O Nepal, país localizado no sul da Ásia, entre a China (Tibete) e a Índia, viveu entre segunda-feira (8) e terça-feira (9) uma revolta sem precedentes protagonizada pela chamada Geração Z, jovens nascidos entre 1995 e 2009. A mobilização foi motivada pelo contraste entre a ostentação de políticos e a pobreza da população, e mergulhou o país em caos, resultando na morte de 19 pessoas, incêndios em prédios governamentais e casas de ministros, e confrontos com a polícia.
O estopim da mobilização foi o bloqueio de redes sociais pelo governo, que buscava controlar a disseminação de informações. A medida gerou revolta, pois impediu que famílias mantivessem contato com jovens nepaleses trabalhando no exterior e foi interpretada como tentativa de silenciar o movimento anticorrupção online. Os manifestantes passaram a utilizar redes alternativas, como Viber e TikTok, para se organizar.

A desigualdade social é um dos principais motivos da indignação. Segundo o Banco Mundial, os 10% mais ricos do país ganham mais de três vezes a renda dos 40% mais pobres. Um em cada cinco nepaleses vive na pobreza e 22% dos jovens entre 15 e 24 anos estão desempregados. A instabilidade política e econômica vem desde a década de 1990, após uma guerra civil que culminou na abolição da monarquia em 2008.
O governo do Nepal, presidido por Ram Chandra Poudel, de centro-esquerda, enfrentava críticas à elite política e escândalos de corrupção. O primeiro-ministro Khadga Prasad Oli, do Partido Comunista, renunciou após a escalada dos protestos. Mesmo com a renúncia, a população ignorou o toque de recolher e manteve os protestos durante a noite.
Durante as manifestações, prédios do governo, do Parlamento e da Suprema Corte foram incendiados. Casas de autoridades, incluindo a do premiê que renunciou e de outro ex-primeiro-ministro, também foram atacadas, deixando civis feridos. Dois aeroportos foram danificados, assim como hotéis de luxo, e o principal aeroporto de Katmandu foi fechado devido à fumaça.

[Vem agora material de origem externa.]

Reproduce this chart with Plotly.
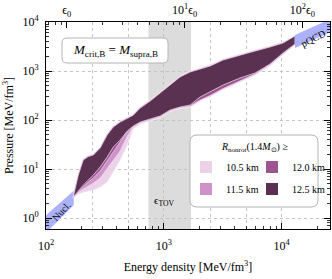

A mobilização da Geração Z foi fortemente organizada online. Segundo Gaurav Nepune, líder dos protestos, jovens vinham conduzindo uma campanha digital por três meses para expor a diferença entre a vida dos políticos e a das pessoas comuns. O grupo, considerado nativo digital, é descrito como mais conectado, crítico e engajado em debates sobre política, diversidade e sustentabilidade.
O prefeito de Katmandu, Balendra Shah, ex-rapper de 35 anos, tornou-se uma referência entre os manifestantes. Após as mortes de manifestantes, ele criticou o primeiro-ministro, chamando-o de “terrorista” e pediu calma aos jovens em suas redes sociais, ressaltando que a renúncia já havia ocorrido.
O episódio evidencia a frágil democracia do Nepal, ainda marcada por desigualdade social, desemprego juvenil e insatisfação com a classe política, e mostra o poder de mobilização da Geração Z em um contexto de crise política e digital.